Testing Your Metal
Journalist and BBC presenter, Lyce Doucet put it best when she said this morning: Every war is about metal and metal – the metal of armaments and the metal of people. She was commenting on the first anniversary of the war in Ukraine.
There is the horror of the metal and the wonder of the metal.
The horror of war, lies of course, in the devastation of lives, the cost of human suffering and what First World War poet, Wilfred Owen called the remorseless and agonising “pity of war.” The sheer and awesome destruction caused by the machinations of metal; bullets and rockets, missiles and tanks.
The wonder of the metal lies in the human heart, the awesome power it holds in the face of horror and the breathtaking courage and resilience of human beings. In Ukraine, the formidable resoluteness and determination of its military and the breathtaking strength of its ordinary citizens, testify to a magnificent metal. In the evocative phrase of the current Torah reading, these are people utilising the full generous and giving capacity of their hearts. One man who has emerged as a master of metal is surely Vlodymyr Zelenskyy, Ukraine’s Jewish President.
In the old days, alchemists tried to turn base metals, such as lead into precious metals such as gold. The alchemist turns something worthless into something priceless. Erica Fox of Harvard Law School suggests that in the face of an epic crisis, a transformational leader takes a cue from the alchemical arts, turning a dire situation into a desirable opportunity.
Vlodymyr Zelenskyy has emerged as an alchemist or transformational leader. Fox says it may feel magical but it isn’t magic rather it’s something you can learn.
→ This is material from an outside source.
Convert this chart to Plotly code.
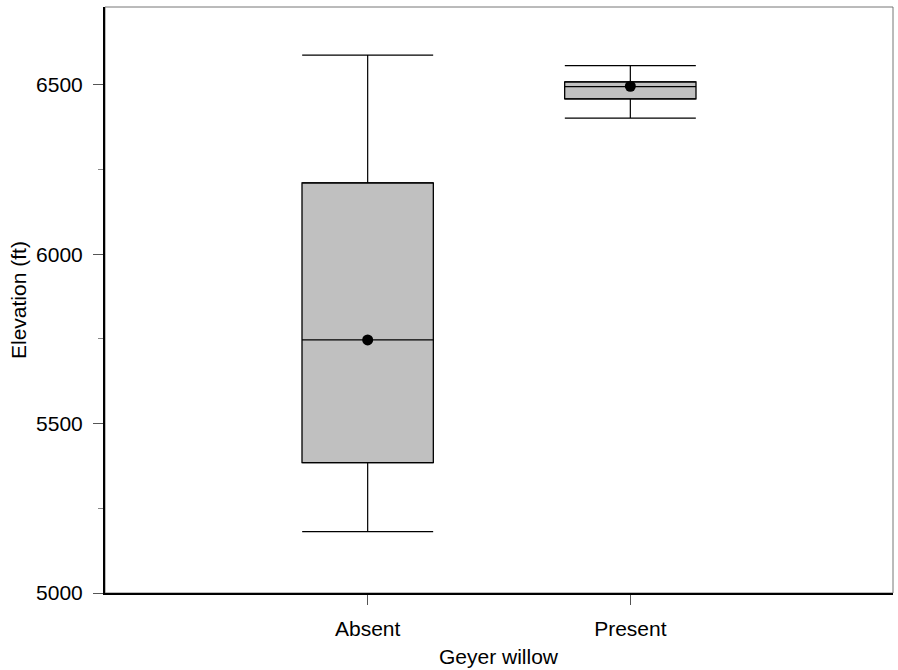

He achieved this by refusing to accept the worlds initial impulse to write him off.
He never saw himself as small, but rather as a leader who could hold his own against the powerful Putin. What transfixes us about Zelenskyy is not just that he’s beating Goliath, but that he has become a Goliath in his own right.
There’s a lesson in this for all of us whether we are practising our leadership in a business context or government, at Jewish Care or the UN, in the classroom or a boardroom.
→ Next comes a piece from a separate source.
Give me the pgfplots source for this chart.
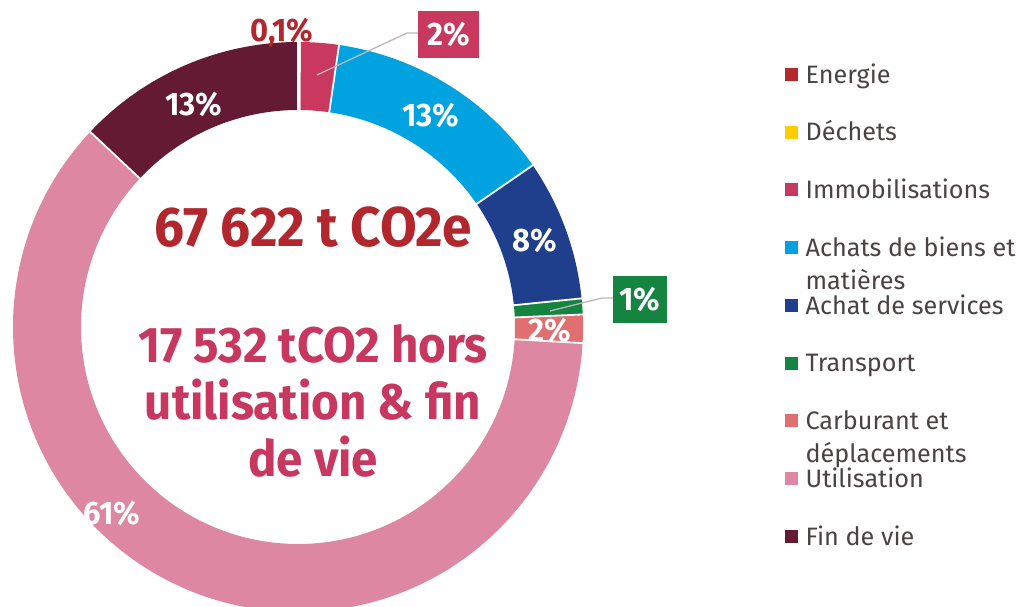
\documentclass[border=0pt]{standalone}
\usepackage{pgfplots}
\pgfplotsset{compat=1.18}
\usepackage{pgfplotstable}
\usepackage{fontspec}
\setmainfont{Fira Sans}
\newfontfamily\cond[FakeStretch=0.95]{Fira Sans}

\definecolor{c0}{HTML}{B22A2E}
\definecolor{c1}{HTML}{FFCC00}
\definecolor{c2}{HTML}{C8385F}
\definecolor{c3}{HTML}{00A3DF}
\definecolor{c4}{HTML}{1F3E8C}
\definecolor{c5}{HTML}{148440}
\definecolor{c6}{HTML}{E06F71}
\definecolor{c7}{HTML}{DE87A2}
\definecolor{c8}{HTML}{641A33}
\definecolor{txtred}{HTML}{B1272D}
\definecolor{txtpink}{HTML}{C8375F}
\definecolor{legtxt}{HTML}{4A4243}
\definecolor{leader}{HTML}{BFB6B6}

% shares in percent, clockwise from 12 o'clock
\pgfplotstableread{
idx share
0 0.1
1 0.0
2 2.2
3 13.1
4 8.0
5 0.9
6 1.6
7 61.1
8 13.0
}\shares

\gdef\cumS{0}
\pgfplotstableforeachcolumnelement{share}\of\shares\as\val{%
  \pgfmathsetmacro\angA{90-3.6*\cumS}%
  \pgfmathsetmacro\cumN{\cumS+\val}%
  \pgfmathsetmacro\angB{90-3.6*\cumN}%
  \expandafter\xdef\csname sA\pgfplotstablerow\endcsname{\angA}%
  \expandafter\xdef\csname sB\pgfplotstablerow\endcsname{\angB}%
  \xdef\cumS{\cumN}%
}

\def\Rin{217bp}
\def\Rout{285bp}
\newcommand\sector[1]{%
  \edef\temp{\noexpand\fill[c#1] ([shift={(\csname sA#1\endcsname:\Rin)}]axis cs:0,0)
    arc[start angle=\csname sA#1\endcsname, end angle=\csname sB#1\endcsname, radius=\Rin]
    -- ([shift={(\csname sB#1\endcsname:\Rout)}]axis cs:0,0)
    arc[start angle=\csname sB#1\endcsname, end angle=\csname sA#1\endcsname, radius=\Rout] -- cycle;}%
  \temp}
\newcommand\separator[1]{%
  \edef\temp{\noexpand\draw[white, line width=1.8bp] ([shift={(\csname sA#1\endcsname:214bp)}]axis cs:0,0)
    -- ([shift={(\csname sA#1\endcsname:288bp)}]axis cs:0,0);}%
  \temp}

\newcommand\lab{\cond\bfseries\fontsize{32.5bp}{32.5bp}\selectfont}
\newcommand\bigA{\cond\bfseries\fontsize{56bp}{56bp}\selectfont}
\newcommand\bigB{\cond\bfseries\fontsize{50bp}{50bp}\selectfont}

\begin{document}
\begin{tikzpicture}
\begin{axis}[
  name=ax,
  x=1bp, y=1bp,
  xmin=-298, xmax=724, ymin=-280, ymax=327,
  hide axis,
  legend cell align=left,
  legend image code/.code={\fill[#1] (0bp,-3bp) rectangle (12bp,9bp);},
  legend style={at={(axis cs:487,262)}, anchor=north west, draw=none, fill=none,
    inner sep=0pt, row sep=33.75bp, column sep=8bp,
    font=\fontsize{25.2bp}{33bp}\selectfont, text=legtxt,
    nodes={inner sep=0pt, text height=18bp, text depth=6bp}},
]
\pgfplotsinvokeforeach{0,1,2,3,4,5,6,7,8}{\sector{#1}}
\pgfplotsinvokeforeach{0,1,2,3,4,5,6,7,8}{\separator{#1}}

% center texts
\node[anchor=base, text=txtred, font=\bigA] at (axis cs:15,80) {67 622 t CO2e};
\node[anchor=base, text=txtpink, font=\bigB] at (axis cs:15,-36) {17 532 tCO2 hors};
\node[anchor=base, text=txtpink, font=\bigB] at (axis cs:15,-93) {utilisation \& fin};
\node[anchor=base, text=txtpink, font=\bigB] at (axis cs:15,-150) {de vie};

% slice labels
\node[anchor=base, text=txtred, font=\lab] at (axis cs:-16,285) {0,1\%};
\draw[leader, line width=1.3bp] (axis cs:19,252) -- (axis cs:109,294) -- (axis cs:120,294);
\node[fill=c2, text=white, font=\lab, minimum width=61bp, minimum height=47bp, inner sep=0pt] at (axis cs:150.5,292.5) {2\%};
\node[text=white, font=\lab] at (axis cs:133,212) {13\%};
\node[text=white, font=\lab] at (axis cs:237,87) {8\%};
\draw[leader, line width=1.3bp] (axis cs:252,16) -- (axis cs:304,29) -- (axis cs:315,29);
\node[fill=c5, text=white, font=\lab, minimum width=54bp, minimum height=47bp, inner sep=0pt] at (axis cs:342,27.5) {1\%};
\node[text=white, font=\lab] at (axis cs:252,-3) {2\%};
\node[text=white, font=\lab] at (axis cs:-186,-186) {61\%};
\node[text=white, font=\lab] at (axis cs:-104,223) {13\%};

\addlegendimage{c0}\addlegendentry{Energie}
\addlegendimage{c1}\addlegendentry{Déchets}
\addlegendimage{c2}\addlegendentry{Immobilisations}
\addlegendimage{c3}\addlegendentry{\begin{tabular}[t]{@{}l@{}}Achats de biens et\\matières\end{tabular}}
\addlegendimage{c4}\addlegendentry{Achat de services}
\addlegendimage{c5}\addlegendentry{Transport}
\addlegendimage{c6}\addlegendentry{\begin{tabular}[t]{@{}l@{}}Carburant et\\déplacements\end{tabular}}
\addlegendimage{c7}\addlegendentry{Utilisation}
\addlegendimage{c8}\addlegendentry{Fin de vie}
\end{axis}
\pgfresetboundingbox
\path[use as bounding box] (ax.south west) rectangle (ax.north east);
\end{tikzpicture}
\end{document}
It’s a lesson of Jewish wisdom too. One of Judaism’s most transformational leaders was Moses. He is championed as the humblest human being yet he is one of the most electrifying change leaders of the Bible and of all time. He didn’t start his life as a charismatic personality but rather as a man of character. He was initially uncertain of his ability to lead others but he was never unsure of his principles. He was a man with a huge moral energy rather than an overweening ego. He was not overwhelmed by the fearsome Egyptian empire and its fearful leader. The Torah says ‘he grew’ because he could identify with the suffering of people, he became a giant of the human spirit because he stood up to tyranny.
Moses is also a model of leadership because he was willing to consult with and learn from others. He listened to the wise advice of his father-in-law, Jethro who counselled that just as it isn’t healthy to live alone or in isolation so it isn’t productive to lead alone. People need people, leaders need advisors and human beings need friends and connections.
Another of the Bible’s fabled leaders was Isaiah, a prophet who well understood metal and metal. He spoke truth to power and he knew that the real power is in the human heart. His words (Isaiah 2:4) adorn the United Nations Plaza:
"They shall beat their swords into ploughshares, and their spears into pruning hooks; nation shall not lift up sword against nation, neither shall they learn war any more."
The sculpture with these immemorial words was ironically gifted to the United Nations by the USSR on 4 December 1959.
These words give me hope that ultimately the metals of destruction shall be transformed into the tools of construction and that the former USSR will finally recognise that the heart is the strongest and finest metal.